Während die EU den Brexit-Deal nicht noch einmal zu verhandeln bereit ist, hat Brüssel Gesprächsbereitschaft über die begleitende „politische Deklaration" zu erkennen gegeben. Annäherungsversuche mittels Befristung oder gemeinsamer Schlichtungsstellen zum Backstop stießen bei den Brexit-Fundamentalisten bisher aber auf Ablehnung. Auch Irland gibt sich unnachgiebig. Die Tatsache, dass bei einer Ablehnung ein No- Deal-Brexit kommt, wird die Brexit-Ultras nicht abhalten, eine derartige Vereinbarung niederzustimmen. Auch in diesem Fall wird May scheitern.

Weicher Brexit nach Labour-Vorgaben

In einem sind sich May und Oppositionschef Jeremy Corbyn einig: Beide wollen den Brexit umsetzen. Corbyn hat fünf Forderungen vorgestellt, die auf einen weichen Austritt hinauslaufen, zugleich aber auch eine zweite List verfolgen: Wenn May darauf eingeht, hat sie zwar eine Mehrheit im Parlament, aber um den Preis der Spaltung ihrer Partei. Denn für die konservativen Ultras sind etwa der Austritt aus der Zollunion oder ein Ende der Anpassung an den Binnenmarkt nicht verhandelbar. Wenn jemand diesen Schritt wagt, dann wird es nicht May sein. Wer aber eine solche Palastrevolte anführen könnte oder wollte ist auch offen.

May wirft die Spielsteine um

Angesichts ihrer drohenden Niederlage könnte May versuchen, das Spiel neu zu beginnen. Gerüchte über blitzartige Neuwahlen wollen nicht verstummen, die Konservativen sehen sich durch Umfragen ermutigt, wonach sie sieben Punkte vor Labour liegen, und im Land sind angeblich Vorbereitungen wie die Auswahl von Kandidaten, das Drucken von Werbematerial und die Buchung von Sendezeit im Gang. Zugleich sind sich aber die meisten politischen Beobachter einig, dass Neuwahlen wieder nur eine Pattstellung bringen würden. Manche Anhänger einer neuen Volksabstimmung hoffen sogar, dass May eher noch einmal das Volk befragen als ihre Niederlage akzeptieren würde.
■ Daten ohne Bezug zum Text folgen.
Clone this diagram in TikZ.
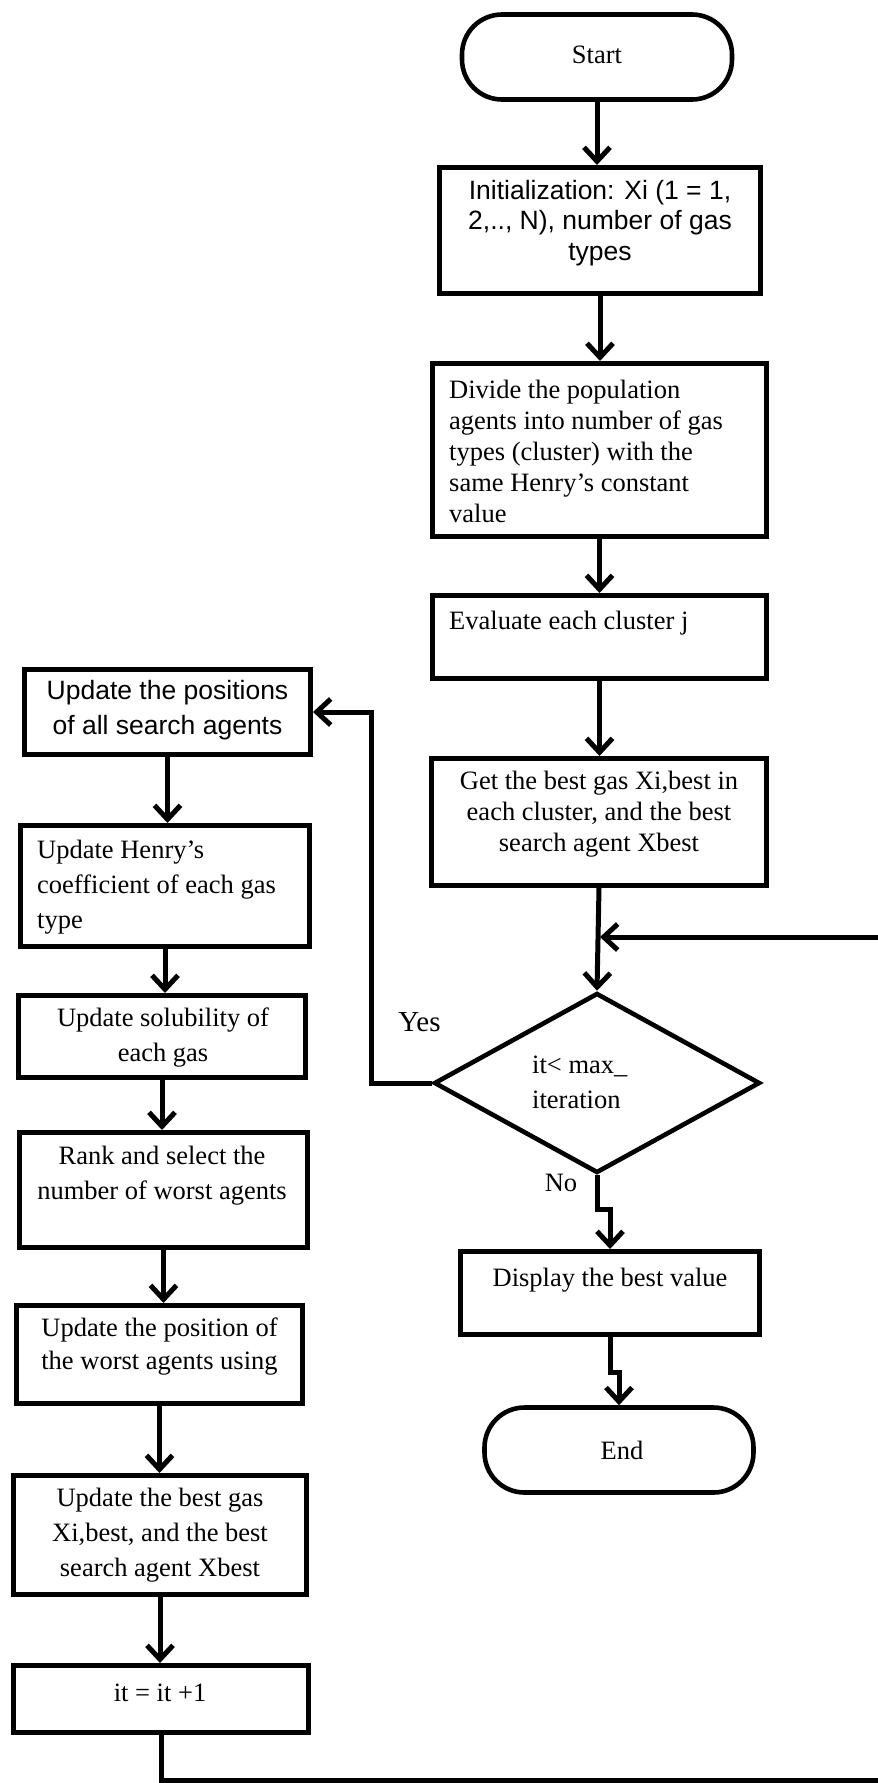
\documentclass[tikz,border=0pt]{standalone}
\usepackage{fontspec}
\setmainfont{Liberation Serif}
\newfontfamily\arialf{Liberation Sans}
\usetikzlibrary{arrows.meta,shapes.geometric}
\begin{document}
\begin{tikzpicture}[x=1pt,y=-1pt,
  frame/.style={draw, line width=5pt, inner sep=0pt, rectangle},
  term/.style={draw, line width=4.6pt, rounded corners=40pt, inner sep=0pt, rectangle},
  decis/.style={draw, line width=4.6pt, inner sep=0pt, diamond},
  tA/.style={inner sep=0pt, font=\fontsize{26.5}{31}\selectfont},
  tB/.style={inner sep=0pt, font=\fontsize{26.5}{35}\selectfont},
  tS/.style={inner sep=0pt, font=\arialf\fontsize{26.5}{31}\selectfont},
  conn/.style={line width=5pt},
  arr/.style={conn, -{Straight Barb[length=14pt,width=26pt]}},
]
\useasboundingbox (0,0) rectangle (878,1783);
\clip (0,0) rectangle (878,1783);

% right column shapes
\node[term, minimum width=270pt, minimum height=85pt] (start) at (597,57) {};
\node[frame, minimum width=321pt, minimum height=126pt] (init) at (600,230.5) {};
\node[frame, minimum width=334pt, minimum height=173pt] (div) at (599.5,450) {};
\node[frame, minimum width=334pt, minimum height=83pt] (eval) at (599.5,637) {};
\node[frame, minimum width=335pt, minimum height=127pt] (get) at (599,822) {};
\node[decis, minimum width=326pt, minimum height=180pt] (dia) at (597,1083) {};
\node[frame, minimum width=299pt, minimum height=83pt] (disp) at (610,1293) {};
\node[term, minimum width=269pt, minimum height=85pt] (end) at (619,1450) {};

% left column shapes
\node[frame, minimum width=286pt, minimum height=85pt] (upd) at (167.5,712) {};
\node[frame, minimum width=289pt, minimum height=121pt] (henry) at (165,886) {};
\node[frame, minimum width=287pt, minimum height=82pt] (sol) at (162,1036.5) {};
\node[frame, minimum width=288pt, minimum height=115pt] (rank) at (163.5,1190) {};
\node[frame, minimum width=286pt, minimum height=98pt] (worst) at (159.5,1354.5) {};
\node[frame, minimum width=293pt, minimum height=119pt] (best) at (160,1535) {};
\node[frame, minimum width=295pt, minimum height=67pt] (itn) at (161,1699) {};

% texts
\node[tA] (start-t) at (597,55) {Start};
\node[tS, font=\arialf\fontsize{26.5}{30.5}\selectfont, align=center] (init-t) at (600,223) {Initialization: Xi (1 = 1,\\2,.., N), number of gas\\types};
\node[tA, align=left, anchor=west] (div-t) at (449,451) {Divide the population\\agents into number of gas\\types (cluster) with the\\same Henry’s constant\\value};
\node[tA, anchor=west] (eval-t) at (449,623) {Evaluate each cluster j};
\node[tA, align=center] (get-t) at (599,814.5) {Get the best gas Xi,best in\\each cluster, and the best\\search agent Xbest};
\node[tB, align=left, anchor=west] (dia-t) at (532,1082.5) {it\textless{} max\_\\iteration};
\node[inner sep=0pt, font=\fontsize{29}{33}\selectfont] (yes-t) at (419.5,1022) {Yes};
\node[tA] (no-t) at (561,1183) {No};
\node[tA] (disp-t) at (610,1280) {Display the best value};
\node[tA] (end-t) at (622,1450) {End};

\node[inner sep=0pt, font=\arialf\fontsize{26.5}{35}\selectfont, align=center] (upd-t) at (167.5,710.5) {Update the positions\\of all search agents};
\node[tB, align=left, anchor=west] (henry-t) at (37,887.5) {Update Henry’s\\coefficient of each gas\\type};
\node[tB, align=center] (sol-t) at (163,1037.5) {Update solubility of\\each gas};
\node[tB, align=center] (rank-t) at (162,1175.5) {Rank and select the\\number of worst agents};
\node[inner sep=0pt, font=\fontsize{26.5}{33}\selectfont, align=center] (worst-t) at (159.5,1346.5) {Update the position of\\the worst agents using};
\node[tB, align=center] (best-t) at (160,1535) {Update the best gas\\Xi,best, and the best\\search agent Xbest};
\node[tA] (itn-t) at (160,1693) {it = it +1};

% connectors right column
\coordinate (J) at (600,937);
\coordinate (loopR) at (882,1780);
\draw[arr] (start.south) -- (start.south |- init.north);
\draw[arr] (init.south) -- (init.south |- div.north);
\draw[arr] (div.south) -- (div.south |- eval.north);
\draw[arr] (eval.south) -- (eval.south |- get.north);
\draw[arr] (get.south) -- (dia.north);
\draw[arr] (dia.south) -- ++(0,34) -| (disp.north);
\draw[arr] (disp.south) -- ++(0,35) -| (end.north);
\draw[arr] (dia.west) -- ++(-60,0) |- (upd.east);

% connectors left column
\draw[arr] (upd.south) -- (upd.south |- henry.north);
\draw[arr] (henry.south) -- (henry.south |- sol.north);
\draw[arr] (sol.south) -- (sol.south |- rank.north);
\draw[arr] (rank.south) -- (rank.south |- worst.north);
\draw[arr] (worst.south) -- (worst.south |- best.north);
\draw[arr] (best.south) -- (best.south |- itn.north);
\draw[arr] (itn.south) |- (loopR) |- (J);
\end{tikzpicture}
\end{document}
Das Endgame: Take It Or Leave It

Nicht nur unter der Opposition wird nicht mehr darüber gerätselt, ob – sondern wann die britische Regierung um einen Zeitaufschub bitten wird. May will dabei aber trotz vielfacher Aufforderung offenbar nicht zur EU, sondern zu ihren Abgeordneten gehen: Bis 26. Februar werde sie einen überarbeiteten Deal vorlegen, wird sie nun versprechen. Bereits am 27. Februar will Labour dann eine Abstimmung, denn die Opposition fürchtet, dass May die Entscheidung bis nach dem EU-Gipfel am 21./22. März hinauszögern möchte: In der letzten Woche vor dem Brexit bliebe dem Unterhaus nur mehr eine „Friss-oder-Stirb!"-Wahl zwischen Mays Deal oder einem No Deal. Das Containerschiff aus Southampton droht zu einem Geisterschiff zu werden.